White and Esha Ness’s position in the roll of honour never happened.

“The biggest trouble was they should have had a flag start after the first false start. The elastic thing going across the track was 200 years old or something. There was something always going to happen,” recalls White, who had been given the ride on 50/1 shot Esha Ness due to his excellent record of seven runs around Aintree without falling.

He had finished runner-up on The Tsarevich in 1987 and was fourth on Brown Windsor in 1990.

“The line going across was all wrong. I think it got caught in Richard Dunwoody’s neck the second time.

“I’d no inkling during the race that there was something wrong. If I had, I’d have pulled up. There’s a lot of things going on during a National anyway. If I thought there was something wrong I’d have definitely pulled up because we could be starting again.

"I could see there were only a few horses around, but I thought the others had fallen or something," White added.

“People that suggested I knew are f**king mad. If there was something wrong we might have re-started in half an hour or the next day. You’re not going to go around there in a record time just for the fun of it,” added White, who’s biggest win was the 1990 Cathcart at Cheltenham Festival on Brown Windsor.

“When it happened no one knew what was going on to be quite honest. I can’t remember that much about it but I can remember enough about it.

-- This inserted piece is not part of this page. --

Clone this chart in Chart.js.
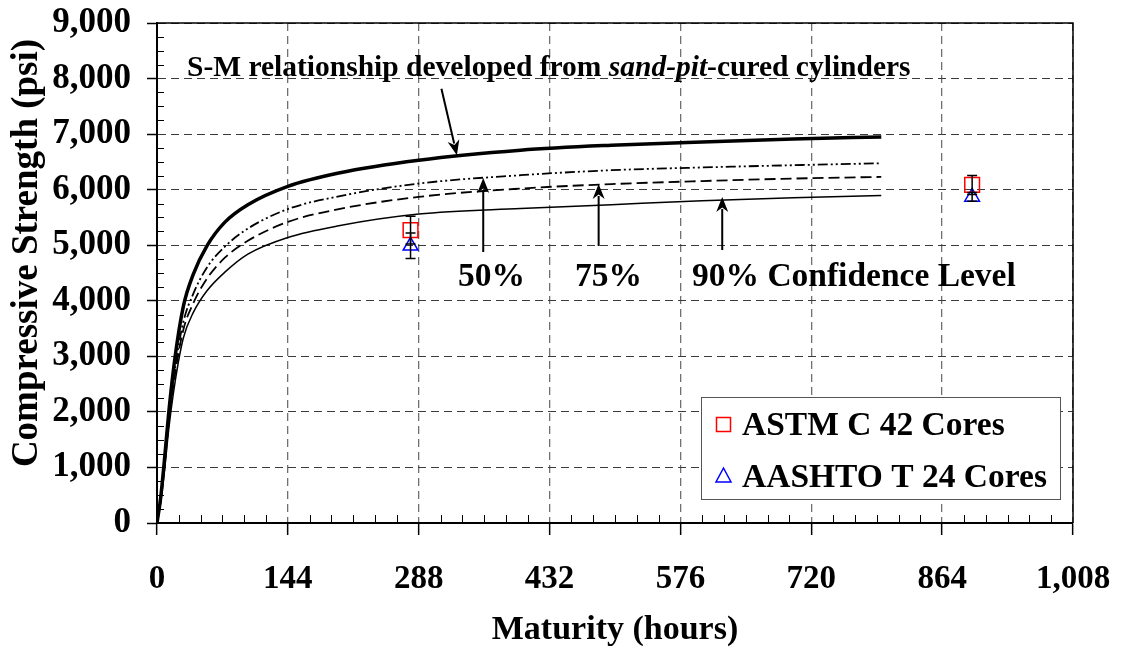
<!DOCTYPE html>
<html lang="en">
<head>
<meta charset="UTF-8">
<title>Compressive Strength vs Maturity</title>
<script src="https://cdn.jsdelivr.net/npm/chart.js@4"></script>
<style>
    body { margin: 0; background: #fff; }
    #wrap { width: 1125px; height: 647px; }
</style>
</head>
<body>
<div id="wrap"><canvas id="grafico" width="1125" height="647"></canvas></div>
<script>
// S-M curves (hours -> psi)
var maturityHours = [0, 4, 8, 13, 20, 29, 40, 55, 75, 100, 144, 200, 288, 400, 500, 600, 700, 797];
var strengthSM = [0, 450, 1100, 2000, 3000, 3900, 4480, 4990, 5420, 5730, 6060, 6300, 6530, 6710, 6800, 6860, 6910, 6950];
var strength50 = [0, 420, 1050, 1900, 2800, 3620, 4130, 4600, 4980, 5300, 5650, 5880, 6110, 6260, 6350, 6400, 6440, 6475];
var strength75 = [0, 400, 1000, 1820, 2700, 3480, 3960, 4400, 4780, 5080, 5420, 5650, 5870, 6020, 6100, 6155, 6200, 6230];
var strength90 = [0, 370, 900, 1700, 2550, 3330, 3790, 4180, 4520, 4840, 5140, 5350, 5560, 5660, 5730, 5800, 5855, 5895];

// cores
var coreHours = [279, 897];
var astmCores = [5270, 6085];
var astmErr = [250, 170];
var aashtoCores = [4990, 5870];
var aashtoErr = [230, 80];

var xTicks = [0, 144, 288, 432, 576, 720, 864, 1008];
var yTicks = [0, 1000, 2000, 3000, 4000, 5000, 6000, 7000, 8000, 9000];

var SERIF = '"Liberation Serif", "Times New Roman", serif';

function pares(xs, ys) {
    return xs.map(function (x, i) { return { x: x, y: ys[i] }; });
}

function semPadding(s) {
    s.paddingLeft = 0; s.paddingRight = 0; s.paddingTop = 0; s.paddingBottom = 0;
}

function seta(ctx, x1, y1, x2, y2) {
    var ang = Math.atan2(y2 - y1, x2 - x1);
    var len = 15, w = 6;
    ctx.beginPath();
    ctx.moveTo(x1, y1);
    ctx.lineTo(x2 - Math.cos(ang) * len * 0.8, y2 - Math.sin(ang) * len * 0.8);
    ctx.stroke();
    ctx.beginPath();
    ctx.moveTo(x2, y2);
    ctx.lineTo(x2 - Math.cos(ang) * len - Math.sin(ang) * w, y2 - Math.sin(ang) * len + Math.cos(ang) * w);
    ctx.lineTo(x2 - Math.cos(ang) * len * 0.7, y2 - Math.sin(ang) * len * 0.7);
    ctx.lineTo(x2 - Math.cos(ang) * len + Math.sin(ang) * w, y2 - Math.sin(ang) * len - Math.cos(ang) * w);
    ctx.closePath();
    ctx.fill();
}

var extras = {
    id: 'extras',
    beforeDatasetsDraw: function (chart) {
        var ctx = chart.ctx, a = chart.chartArea;
        var xs = chart.scales.x, ys = chart.scales.y;
        ctx.save();
        ctx.strokeStyle = '#000';
        ctx.lineWidth = 1;
        // minor ticks
        for (var v = 250; v < 9000; v += 250) {
            if (v % 1000 === 0) continue;
            var py = Math.round(ys.getPixelForValue(v)) + 0.5;
            ctx.beginPath(); ctx.moveTo(a.left, py); ctx.lineTo(a.left + 7, py); ctx.stroke();
        }
        for (var h = 24; h < 1008; h += 24) {
            if (h % 144 === 0) continue;
            var px = Math.round(xs.getPixelForValue(h)) + 0.5;
            ctx.beginPath(); ctx.moveTo(px, a.bottom); ctx.lineTo(px, a.bottom - 8); ctx.stroke();
        }
        // box top/right
        ctx.lineWidth = 1.5;
        ctx.beginPath();
        ctx.moveTo(a.left, a.top); ctx.lineTo(a.right, a.top); ctx.lineTo(a.right, a.bottom);
        ctx.stroke();
        ctx.restore();
    },
    afterDatasetsDraw: function (chart) {
        var ctx = chart.ctx;
        var xs = chart.scales.x, ys = chart.scales.y;
        ctx.save();

        // error bars
        ctx.strokeStyle = '#000';
        ctx.lineWidth = 1.5;
        chart.data.datasets.forEach(function (ds) {
            if (!ds.errors) return;
            ds.data.forEach(function (p, j) {
                var x = xs.getPixelForValue(p.x);
                var yt = ys.getPixelForValue(p.y + ds.errors[j]);
                var yb = ys.getPixelForValue(p.y - ds.errors[j]);
                ctx.beginPath();
                ctx.moveTo(x, yt); ctx.lineTo(x, yb);
                ctx.moveTo(x - 5, yt); ctx.lineTo(x + 5, yt);
                ctx.moveTo(x - 5, yb); ctx.lineTo(x + 5, yb);
                ctx.stroke();
            });
        });

        // y title
        ctx.fillStyle = '#000';
        ctx.font = 'bold 37px ' + SERIF;
        ctx.save();
        ctx.translate(37, 253);
        ctx.rotate(-Math.PI / 2);
        ctx.textAlign = 'center';
        ctx.textBaseline = 'alphabetic';
        ctx.fillText('Compressive Strength (psi)', 0, 0);
        ctx.restore();

        // curve title
        ctx.textAlign = 'left';
        ctx.textBaseline = 'alphabetic';
        var tx = 187, ty = 76;
        var partes = [
            ['bold 29.5px ', 'S-M relationship developed from '],
            ['italic bold 29.5px ', 'sand-pit'],
            ['bold 29.5px ', '-cured cylinders']
        ];
        partes.forEach(function (p) {
            ctx.font = p[0] + SERIF;
            ctx.fillText(p[1], tx, ty);
            tx += ctx.measureText(p[1]).width;
        });

        // arrows
        ctx.strokeStyle = '#000';
        ctx.fillStyle = '#000';
        ctx.lineWidth = 2;
        seta(ctx, xs.getPixelForValue(313), ys.getPixelForValue(7818), xs.getPixelForValue(330), ys.getPixelForValue(6620));
        seta(ctx, xs.getPixelForValue(359), ys.getPixelForValue(4878), xs.getPixelForValue(359), ys.getPixelForValue(6210));
        seta(ctx, xs.getPixelForValue(486), ys.getPixelForValue(4986), xs.getPixelForValue(486), ys.getPixelForValue(6102));
        seta(ctx, xs.getPixelForValue(622), ys.getPixelForValue(4914), xs.getPixelForValue(622), ys.getPixelForValue(5868));

        // confidence labels
        ctx.font = 'bold 33.5px ' + SERIF;
        ctx.fillText('50%', 458, 286);
        ctx.fillText('75%', 575, 286);
        ctx.fillText('90% Confidence Level', 692, 286);

        // legend
        ctx.fillStyle = '#fff';
        ctx.fillRect(701, 397, 359, 102);
        ctx.strokeStyle = '#555';
        ctx.lineWidth = 1;
        ctx.strokeRect(701.5, 397.5, 359, 102);
        var d0 = chart.data.datasets[0], d1 = chart.data.datasets[1];
        ctx.lineWidth = 1.5;
        ctx.strokeStyle = d0.pointBorderColor;
        ctx.strokeRect(716.5, 417.5, 14, 14);
        ctx.strokeStyle = d1.pointBorderColor;
        ctx.beginPath();
        ctx.moveTo(723.5, 468); ctx.lineTo(731, 482); ctx.lineTo(716, 482); ctx.closePath();
        ctx.stroke();
        ctx.fillStyle = '#000';
        ctx.font = 'bold 33.5px ' + SERIF;
        ctx.fillText(d0.label, 742, 435);
        ctx.fillText(d1.label, 742, 487);

        ctx.restore();
    }
};

var fonteX = { family: SERIF, size: 33, weight: 'bold' };
var fonteY = { family: SERIF, size: 35, weight: 'bold' };

var grafico = new Chart(document.getElementById('grafico').getContext('2d'), {
    type: 'line',
    data: {
        datasets: [{
            label: 'ASTM C 42 Cores',
            data: pares(coreHours, astmCores),
            errors: astmErr,
            showLine: false,
            pointStyle: 'rect',
            pointRadius: 10.4,
            pointBorderWidth: 1.5,
            pointBorderColor: '#ff0000',
            pointBackgroundColor: 'rgba(0,0,0,0)'
        }, {
            label: 'AASHTO T 24 Cores',
            data: pares(coreHours, aashtoCores),
            errors: aashtoErr,
            showLine: false,
            pointStyle: 'triangle',
            pointRadius: 8.5,
            pointBorderWidth: 1.5,
            pointBorderColor: '#0000ff',
            pointBackgroundColor: 'rgba(0,0,0,0)'
        }, {
            label: 'S-M sand-pit',
            data: pares(maturityHours, strengthSM),
            borderColor: '#000',
            borderWidth: 3.5,
            pointRadius: 0,
            cubicInterpolationMode: 'monotone'
        }, {
            label: '50%',
            data: pares(maturityHours, strength50),
            borderColor: '#000',
            borderWidth: 1.8,
            borderDash: [10, 3, 2, 3, 2, 3],
            pointRadius: 0,
            cubicInterpolationMode: 'monotone'
        }, {
            label: '75%',
            data: pares(maturityHours, strength75),
            borderColor: '#000',
            borderWidth: 1.8,
            borderDash: [11, 5],
            pointRadius: 0,
            cubicInterpolationMode: 'monotone'
        }, {
            label: '90%',
            data: pares(maturityHours, strength90),
            borderColor: '#000',
            borderWidth: 1.5,
            pointRadius: 0,
            cubicInterpolationMode: 'monotone'
        }]
    },
    options: {
        responsive: false,
        animation: false,
        devicePixelRatio: 1,
        layout: { padding: { top: 23, right: 52, left: 0, bottom: 0 } },
        plugins: { legend: { display: false }, tooltip: { enabled: false } },
        scales: {
            x: {
                type: 'linear',
                min: 0,
                max: 1008,
                afterBuildTicks: function (s) { s.ticks = xTicks.map(function (v) { return { value: v }; }); },
                afterFit: function (s) { s.height = 124; semPadding(s); },
                ticks: {
                    color: '#000',
                    font: fonteX,
                    padding: 25,
                    maxRotation: 0,
                    callback: function (v) { return v.toLocaleString('en-US'); }
                },
                grid: { color: '#707070', lineWidth: 1.3, tickColor: '#000', tickLength: 12, tickWidth: 1.5 },
                border: { color: '#000', width: 2, dash: [8, 5] },
                title: {
                    display: true, text: 'Maturity (hours)', color: '#000',
                    font: { family: SERIF, size: 34, weight: 'bold', lineHeight: 1.0 },
                    padding: { top: 0, bottom: 0 }
                }
            },
            y: {
                min: 0,
                max: 9000,
                afterBuildTicks: function (s) { s.ticks = yTicks.map(function (v) { return { value: v }; }); },
                afterFit: function (s) { s.width = 157; semPadding(s); },
                ticks: {
                    color: '#000',
                    font: fonteY,
                    padding: 16,
                    callback: function (v) { return v.toLocaleString('en-US'); }
                },
                grid: { color: '#3a3a3a', lineWidth: 1, tickColor: '#000', tickLength: 10, tickWidth: 1.5 },
                border: { color: '#000', width: 2, dash: [8, 5] }
            }
        }
    },
    plugins: [extras]
});
</script>
</body>
</html>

“We’ve gone around a circuit and they should have had more than one man telling us to stop. There’s so much going on you wouldn’t be looking for this thing. People hanging around at every fence. I didn’t see him because there was horses in front of me. They weren’t ready for what happened.

“The first I knew about it was when I pulled up. Dean Gallagher said to me ‘sorry John, this is not right,’ that’s the first I knew about it. That was straight away after going by the post. About 25 minutes later I knew for sure. That doesn’t sound long but when you don’t know what’s going on it’s a long time.

“After I pulled up my valet John Buckingham (who had famously won the National on the 100/1 Foinavon), was adamant that I should weigh-in because if you walk into the weigh-room without weighing in on any normal day you’d lose the race.

“We stood at the scales for a long time but the clerk of the scales wouldn’t weigh me in. It took them 25 minutes to decide that the race was void.

“It was chaos with no-one sure what was happening. I'm not sure who officially told me I hadn't won. I just got in the car and went home. It was a long journey.”

The BBC were covering the Grand National that afternoon and anchor Des Lynam interviewed a devastated White as the post mortem began in earnest.

“I was put in the spotlight for the wrong reasons. It all kind of went in one ear and out the other because I didn’t know what was going on. I wouldn't blame anyone. There are a lot of people to blame but it's history. At the end of the day there are more important things in life."

White soldiered on in the saddle and was reunited with Esha Ness for the 1995 renewal.

“I rode him again in 1995. He got a terrible fall and burst a blood vessel. He never ran again.

“1993 was his day. Everything was spot on. He was a big price but he shouldn’t have been because they fancied him for the Kim Muir at Cheltenham and things didn’t go right for him.

He returned to Ireland soon after and began training a handful of horses in Wexford.

“I think I’ve only watched the race once or twice since. It’s not that I don’t want to watch it or anything, it's just I couldn’t be bothered.

“They’ve never invited me back. It pisses me off a bit,” he jokes.

But after what White endured in 1993, you get used to disappointment.